Lynn Strauss, Plymouth
I lived in the Bryn Mawr neighborhood of Minneapolis for 55 years and walked to my job in the neighborhood for 26 years. As one can imagine, over the past five decades, I’ve seen, heard, and experienced a lot of walking down the street and playing in the park a stone’s throw from my home. The latest robbery and shooting incident at Bryn Mawr Market happened opposite my work, and I must admit my colleagues and I were quite upset when we realized what had just happened outside our shop. The police stopped to ask us some questions and their visit calmed me down. Immediately after hearing that the police had arrested the boys responsible, I had such a sense of happiness and felt so proud of our police force for acting so quickly and giving our city and neighborhood l assurance that they served and protected us.
As I was looking out the window recently, I saw my neighbors walking their dogs as usual and making the trip to our local cafe. As we experience all of these ups and downs in our beloved Twin Cities and suburbs, let us continue to pray for each other and support all who work and risk something to make our cities better and safer. Thank you, Minneapolis Police Department.

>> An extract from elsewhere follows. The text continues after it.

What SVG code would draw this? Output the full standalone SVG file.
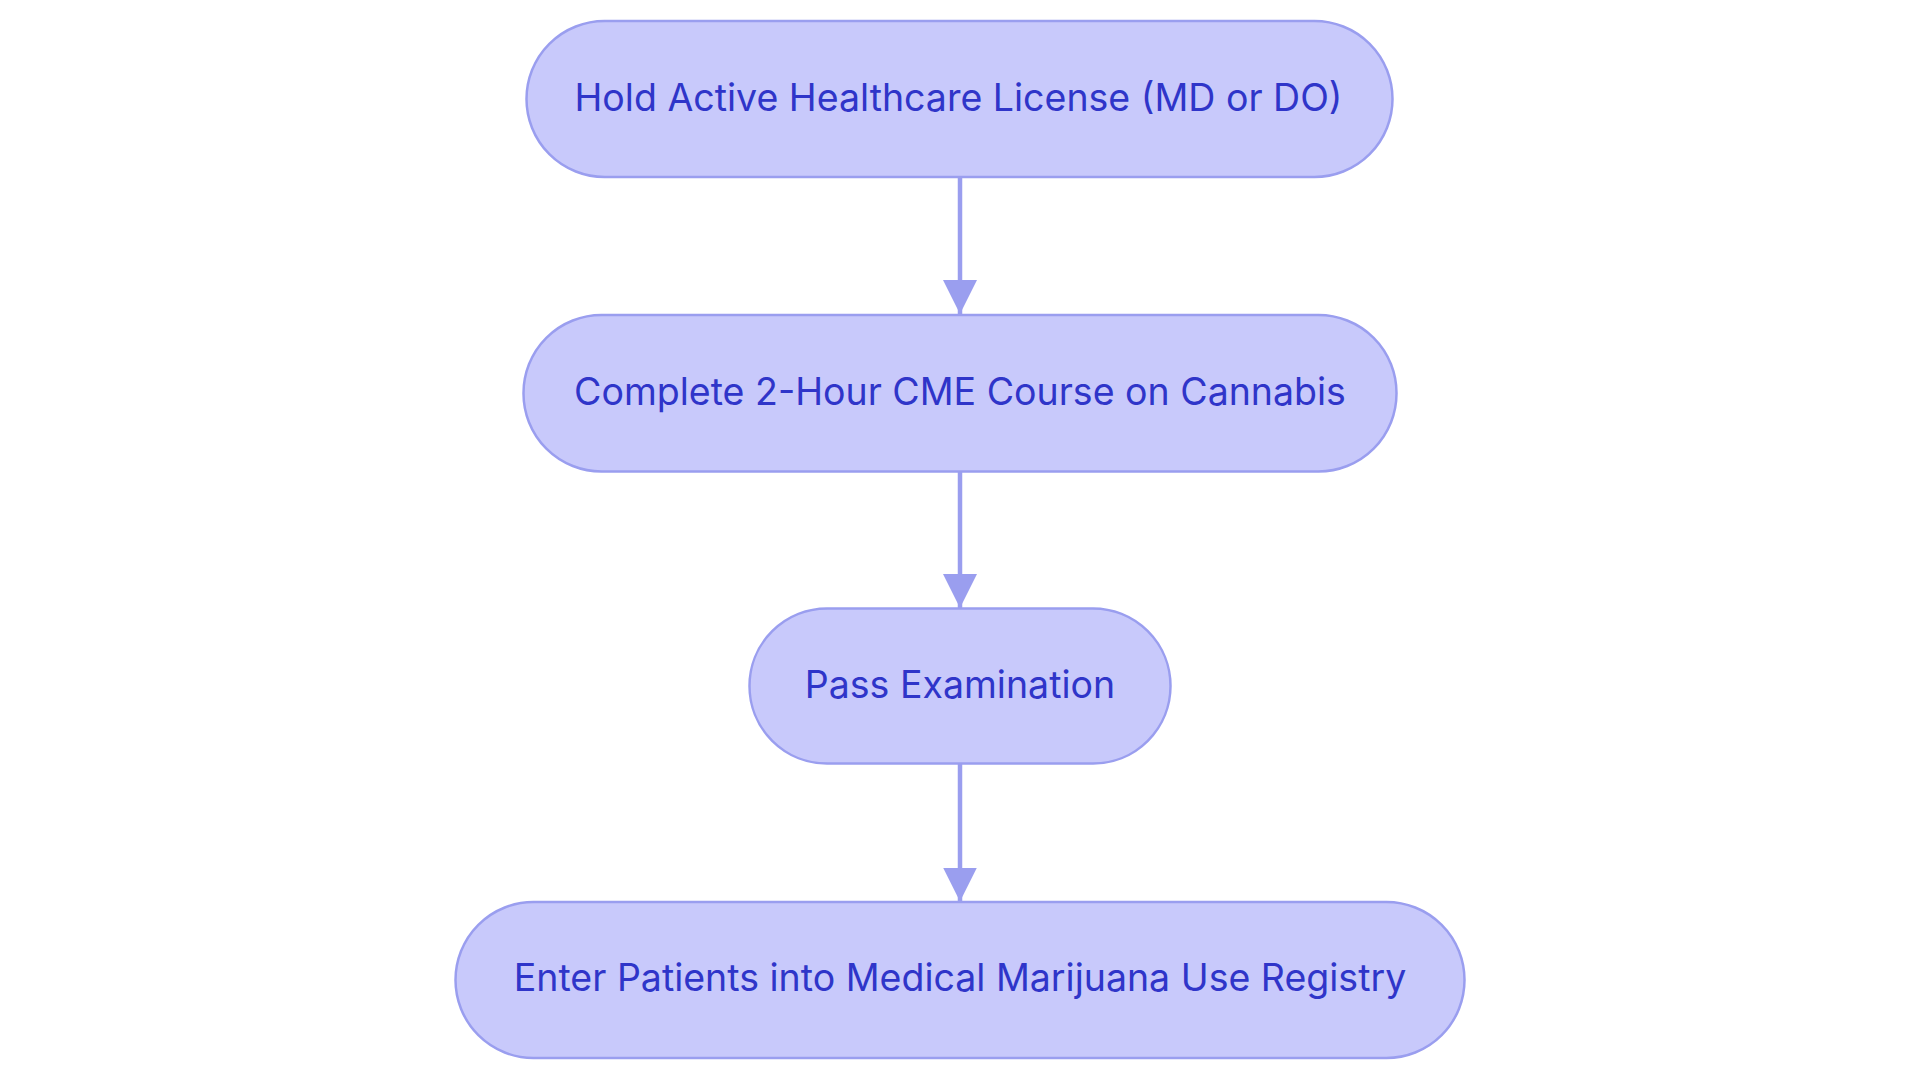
<svg xmlns="http://www.w3.org/2000/svg" width="1920" height="1083" viewBox="0 0 1920 1083">
<style>
.node rect{fill:#c8c9fb;stroke:#9a9eef;stroke-width:2.5}
.node text{font-family:Inter,"Noto Sans","DejaVu Sans",sans-serif;font-size:37.5px;fill:#2f35c9;text-anchor:middle}
.edge{stroke:#9a9eef;stroke-width:4.5;fill:none}
</style>
<defs>
<marker id="arr" markerUnits="userSpaceOnUse" markerWidth="36" markerHeight="36" refX="34" refY="17" orient="auto">
<path d="M0,0 L34,17 L0,34 Z" fill="#9a9eef"/>
</marker>
</defs>
<rect width="1920" height="1083" fill="#ffffff"/>
<g id="edges">
<line class="edge" x1="960" y1="177" x2="960" y2="314" marker-end="url(#arr)"/>
<line class="edge" x1="960" y1="471.5" x2="960" y2="608" marker-end="url(#arr)"/>
<line class="edge" x1="960" y1="763.3" x2="960" y2="901.5" marker-end="url(#arr)"/>
</g>
<g id="n1" class="node">
<rect x="526.5" y="21" width="866" height="156" rx="78" ry="78"/>
<text x="958.5" y="110.5">Hold Active Healthcare License (MD or DO)</text>
</g>
<g id="n2" class="node">
<rect x="523.5" y="315" width="873" height="156.5" rx="78" ry="78"/>
<text x="960" y="404.5">Complete 2-Hour CME Course on Cannabis</text>
</g>
<g id="n3" class="node">
<rect x="749.5" y="608.5" width="421" height="155" rx="77.5" ry="77.5"/>
<text x="960" y="697.5">Pass Examination</text>
</g>
<g id="n4" class="node">
<rect x="455.5" y="902" width="1009" height="156" rx="78" ry="78"/>
<text x="960" y="991">Enter Patients into Medical Marijuana Use Registry</text>
</g>
</svg>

Henry Dougherty, Minneapolis
Thanks to Rick Nelson for his excellent article on the new life given to the Pillsbury Hall building on the University of Minnesota campus (“Poppin’ fresh”, January 15). There is so much disturbing news and commentary today that it was a joy and pleasure to read about the wonderful reuse and extended use of this beautiful historic structure on campus. It would have been so easy to take the wrecking ball and get approval for a new building, but more creative heads prevailed! Hats off to the U administration and the architects, engineers and contractors who made this a reality! Many students and faculty will enjoy campus life in this building for years to come. Good work.